• **Material**:
** START **

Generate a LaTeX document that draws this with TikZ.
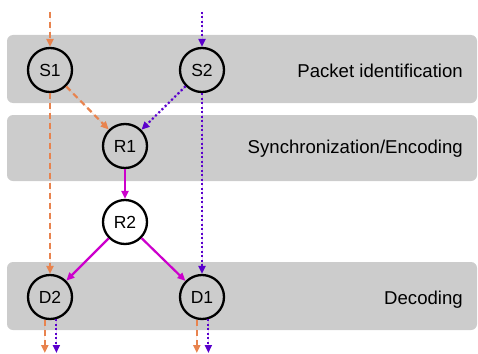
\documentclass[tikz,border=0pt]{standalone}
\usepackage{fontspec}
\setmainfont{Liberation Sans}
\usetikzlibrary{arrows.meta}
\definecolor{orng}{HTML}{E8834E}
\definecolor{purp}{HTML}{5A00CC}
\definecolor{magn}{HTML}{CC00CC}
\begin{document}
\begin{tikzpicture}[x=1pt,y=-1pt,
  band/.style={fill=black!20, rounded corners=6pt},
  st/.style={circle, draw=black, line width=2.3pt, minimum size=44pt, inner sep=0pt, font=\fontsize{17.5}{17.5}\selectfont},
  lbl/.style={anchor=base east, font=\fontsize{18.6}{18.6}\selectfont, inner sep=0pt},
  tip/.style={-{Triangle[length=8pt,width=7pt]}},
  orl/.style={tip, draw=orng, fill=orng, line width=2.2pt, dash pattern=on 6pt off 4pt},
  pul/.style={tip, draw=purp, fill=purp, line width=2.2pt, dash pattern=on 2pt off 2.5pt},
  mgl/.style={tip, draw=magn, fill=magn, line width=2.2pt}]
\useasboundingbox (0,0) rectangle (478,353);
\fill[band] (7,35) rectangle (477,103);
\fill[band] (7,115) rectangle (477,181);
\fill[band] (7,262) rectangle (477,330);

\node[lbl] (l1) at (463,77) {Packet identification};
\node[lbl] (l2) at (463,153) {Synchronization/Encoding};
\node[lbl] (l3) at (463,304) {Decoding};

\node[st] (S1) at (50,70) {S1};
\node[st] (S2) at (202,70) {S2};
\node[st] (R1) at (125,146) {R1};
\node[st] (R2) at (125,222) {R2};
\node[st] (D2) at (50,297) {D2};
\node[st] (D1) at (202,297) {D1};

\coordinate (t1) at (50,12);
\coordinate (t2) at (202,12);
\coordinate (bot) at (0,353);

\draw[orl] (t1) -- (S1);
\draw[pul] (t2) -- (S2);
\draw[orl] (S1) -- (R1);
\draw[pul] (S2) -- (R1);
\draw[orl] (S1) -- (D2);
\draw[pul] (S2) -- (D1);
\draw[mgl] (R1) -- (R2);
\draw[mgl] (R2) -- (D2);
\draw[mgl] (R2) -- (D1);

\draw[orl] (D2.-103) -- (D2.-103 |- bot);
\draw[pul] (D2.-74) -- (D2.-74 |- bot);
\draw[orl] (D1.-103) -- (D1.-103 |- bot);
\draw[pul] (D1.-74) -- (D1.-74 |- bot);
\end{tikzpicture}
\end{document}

** END **

Copy out the listing exactly as it stands, but not the pictures.

• **The completed task**:
Generate a LaTeX document that draws this with TikZ.
\documentclass[tikz,border=0pt]{standalone}
\usepackage{fontspec}
\setmainfont{Liberation Sans}
\usetikzlibrary{arrows.meta}
\definecolor{orng}{HTML}{E8834E}
\definecolor{purp}{HTML}{5A00CC}
\definecolor{magn}{HTML}{CC00CC}
\begin{document}
\begin{tikzpicture}[x=1pt,y=-1pt,
  band/.style={fill=black!20, rounded corners=6pt},
  st/.style={circle, draw=black, line width=2.3pt, minimum size=44pt, inner sep=0pt, font=\fontsize{17.5}{17.5}\selectfont},
  lbl/.style={anchor=base east, font=\fontsize{18.6}{18.6}\selectfont, inner sep=0pt},
  tip/.style={-{Triangle[length=8pt,width=7pt]}},
  orl/.style={tip, draw=orng, fill=orng, line width=2.2pt, dash pattern=on 6pt off 4pt},
  pul/.style={tip, draw=purp, fill=purp, line width=2.2pt, dash pattern=on 2pt off 2.5pt},
  mgl/.style={tip, draw=magn, fill=magn, line width=2.2pt}]
\useasboundingbox (0,0) rectangle (478,353);
\fill[band] (7,35) rectangle (477,103);
\fill[band] (7,115) rectangle (477,181);
\fill[band] (7,262) rectangle (477,330);

\node[lbl] (l1) at (463,77) {Packet identification};
\node[lbl] (l2) at (463,153) {Synchronization/Encoding};
\node[lbl] (l3) at (463,304) {Decoding};

\node[st] (S1) at (50,70) {S1};
\node[st] (S2) at (202,70) {S2};
\node[st] (R1) at (125,146) {R1};
\node[st] (R2) at (125,222) {R2};
\node[st] (D2) at (50,297) {D2};
\node[st] (D1) at (202,297) {D1};

\coordinate (t1) at (50,12);
\coordinate (t2) at (202,12);
\coordinate (bot) at (0,353);

\draw[orl] (t1) -- (S1);
\draw[pul] (t2) -- (S2);
\draw[orl] (S1) -- (R1);
\draw[pul] (S2) -- (R1);
\draw[orl] (S1) -- (D2);
\draw[pul] (S2) -- (D1);
\draw[mgl] (R1) -- (R2);
\draw[mgl] (R2) -- (D2);
\draw[mgl] (R2) -- (D1);

\draw[orl] (D2.-103) -- (D2.-103 |- bot);
\draw[pul] (D2.-74) -- (D2.-74 |- bot);
\draw[orl] (D1.-103) -- (D1.-103 |- bot);
\draw[pul] (D1.-74) -- (D1.-74 |- bot);
\end{tikzpicture}
\end{document}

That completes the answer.